With the dispute between Cylink and RSA resolved, the suit between RSA and PGP is likely to resume, attorneys involved in the case said.
"Now there's no real issues of our authority" to terminate PGP's license, said Jim Busselle, an attorney representing RSA. "What is going to happen now is that the PGP litigation will heat back up."
RSA's suit alleges that PGP's license is invalid. PGP obtained the license when it merged last year with Lemcom Systems. RSA claims that the merger resulted in Lemcom "assigning" the license to PGP, something forbidden by the terms.
The suit also claims that even if PGP's license were valid, PGP is still violating terms of the agreement by, among other things, allowing customers to make multiple copies of the software.
Robert Kohn, general counsel for PGP, dismissed RSA's assertions, saying the lawsuit was filed only after PGP posed a serious threat to RSA's business. The suit "has more to do with PGP's success than it does with any legal issue," Kohn said.

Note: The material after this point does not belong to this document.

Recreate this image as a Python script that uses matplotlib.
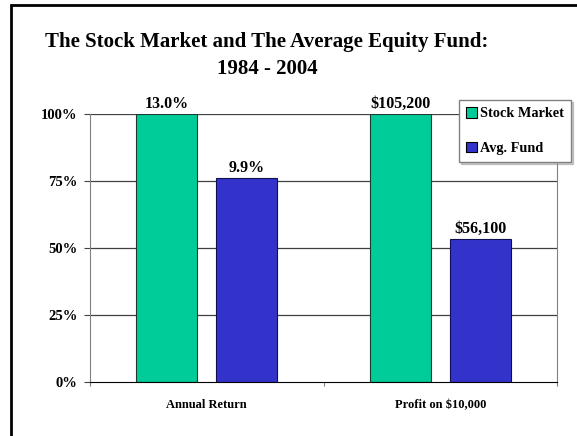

Indeed, PGP has made life more difficult for RSA. Just last week, the Internet Engineering Task Force said it was close to dismissing an encryption protocol submitted by RSA for consideration as an Internet standard and was instead taking up a technology submitted by PGP.
It remains unclear what effect RSA's lawsuit would have. Some industry observers say RSA has created the de facto standard and that PGP's ability to compete would be crippled if it were forbidden use of the technology.
Kohn discounted such claims, saying RSA's algorithm is not a key part of PGP's product and that RSA's attempts to lock others out of the market are backfiring.
"[The RSA] patent is only one of at least ten important algorithms used by the encryption industry," Kohn said. "RSA is simply becoming a legacy and part of the reason why is their proprietary stance."